[0001] This invention relates to a new alloy composition, and, more particularly, to a new
alloy composition and a method of forming drive axle shafts having a minimum diameter
of 1.70 inches and a minimum capacity of 30,000 pounds.
[0002] One of the most important considerations in selection or formulation of a carbon
steel alloy for producing a high strength axle shaft is controlling the hardenability
of the alloy. Proper hardenability in turn depends upon having an alloy with the proper
carbon content, that is, a high enough carbon content to produce the minimum surface
hardness measured on the Rockwell C Scale, R
c, and a low enough carbon content to be able to control the hardening process without
exceeding maximum desired surface hardness or penetration of hardness into the core
of the axle shaft. Hardenability establishes the depth to which a given hardness penetrates,
which can also be defined as the depth to which martensite will form under the quenching
conditions imposed, that is, at a quenching rate equal to or greater than the critical
cooling rate.
[0003] Modern day hardenability concepts had their origin around 1930 in the research laboratories
of United States Steel Corporation. In 1938 the Jominy Test came into being in the
laboratories of General Motors as a means of determining hardenability. The test consists
of quenching the end of a one inch round bar and deterimining the hardness, R
c, at 1/16˝ intervals along the bar starting at the quenched end. Grossmann at United
States Steel pioneered the calculation of hardenability presenting it in a paper published
in the Trans Am. Inst. Mining Met. Engrs., v. 150, 1942, pp. 227-259. Grossmann postulated
that hardenability can be based on a bar of ideal diameter, DI, defined as a diameter
in inches of a bar that shows no unhardened core in an ideal quenching condition,
or further defining it to produce a 50% martensite structure at the center of the
bar. The calculation of DI is presented in many metallurgical texts, for example,
in "Modern Metallurgy for Engineers" by Frank T. Sisco, second edition, Pitman Publishing
Company, New York, 1948 or in the text "The Hardenability of Steels - Concepts, Metallurgical
Influences and Industrial Applications" by Clarence A. Siebert, Douglas V. Doane and
Dale H. Breen published by the American Society of Metals, Metals Park, Ohio, 1977.

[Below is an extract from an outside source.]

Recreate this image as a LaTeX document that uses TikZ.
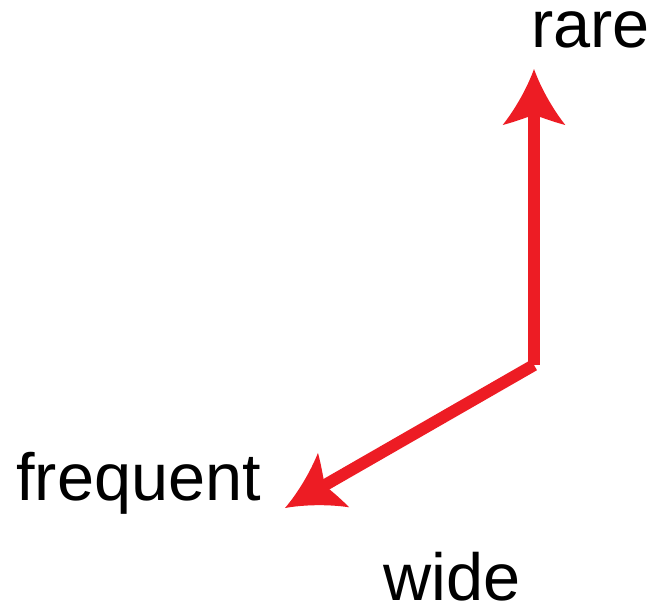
\documentclass[tikz,border=0pt]{standalone}
\usepackage{fontspec}
\setmainfont{Liberation Sans}
\usetikzlibrary{arrows.meta,positioning}

% swept-back arrow head with slightly curved flanks
\pgfdeclarearrow{
  name = AxisTip,
  setup code = {
    \pgfarrowssettipend{0pt}
    \pgfarrowssetlineend{-32pt}
    \pgfarrowsupperhullpoint{0pt}{0pt}
    \pgfarrowsupperhullpoint{-42pt}{23.5pt}
  },
  drawing code = {
    \pgfpathmoveto{\pgfqpoint{0pt}{0pt}}
    \pgfpathcurveto{\pgfqpoint{-14pt}{5pt}}{\pgfqpoint{-30pt}{14pt}}{\pgfqpoint{-42pt}{23.5pt}}
    \pgfpathcurveto{\pgfqpoint{-39pt}{12pt}}{\pgfqpoint{-35.5pt}{4pt}}{\pgfqpoint{-34.5pt}{0pt}}
    \pgfpathcurveto{\pgfqpoint{-35.5pt}{-4pt}}{\pgfqpoint{-39pt}{-12pt}}{\pgfqpoint{-42pt}{-23.5pt}}
    \pgfpathcurveto{\pgfqpoint{-30pt}{-14pt}}{\pgfqpoint{-14pt}{-5pt}}{\pgfqpoint{0pt}{0pt}}
    \pgfpathclose
    \pgfusepathqfill
  }
}

\definecolor{axisred}{RGB}{237,28,36}
\tikzset{
    axisarrow/.style={draw=axisred, fill=axisred, line width=9pt, -{AxisTip}},
    axislabel/.style={anchor=base west, inner sep=0pt, font=\fontsize{50}{60}\selectfont}
}

\begin{document}
\begin{tikzpicture}[x=0.75pt,y=-0.75pt]
\useasboundingbox (0,0) rectangle (657,611);

% Axes
\coordinate (origin) at (534,365);
\coordinate (raretip) at (534,69);
\coordinate (freqtip) at (285,508);
\draw[axisarrow] (origin) -- (raretip);
\draw[axisarrow] (origin) -- (freqtip);

% Labels
\node[axislabel] (rare) at (531,47) {rare};
\node[axislabel] (frequent) at (16,500) {frequent};
\node[axislabel] (wide) at (383,600) {wide};

\end{tikzpicture}
\end{document}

[0004] Basically, the critical diameter in inches, DI, is calculated by multiplying together
the multiplying factor, MF, for all the elements found in a particular steel either
as residuals or purposly added to the steel. For example, a SAE/AISI 1040 carbon steel,
using the Grossmann data would have the following multiplying factors for a typical
percentage as follows:
[0005] Carbon .39% MF, = .23; manganese .68%, MF 3.27; silicon .11%, MF = 1.08; nickel .12%,
MF = 1.05, chromium .04%, MF = 1.09; molybdenum, .02%, MF = 1.06. The ideal diameter
is then calculated as DI = .23 x 3.27 x 1.08 x 1.05 x 1.09 x 1.06 equals 0.98 inches.
This would mean that an ideal diameter with a perfectly quenched steel would be .98
inches; thus, to insure proper hardenability, the maximum diameter of this shaft would
be something less than .98 inches probably of the order of 3/4˝.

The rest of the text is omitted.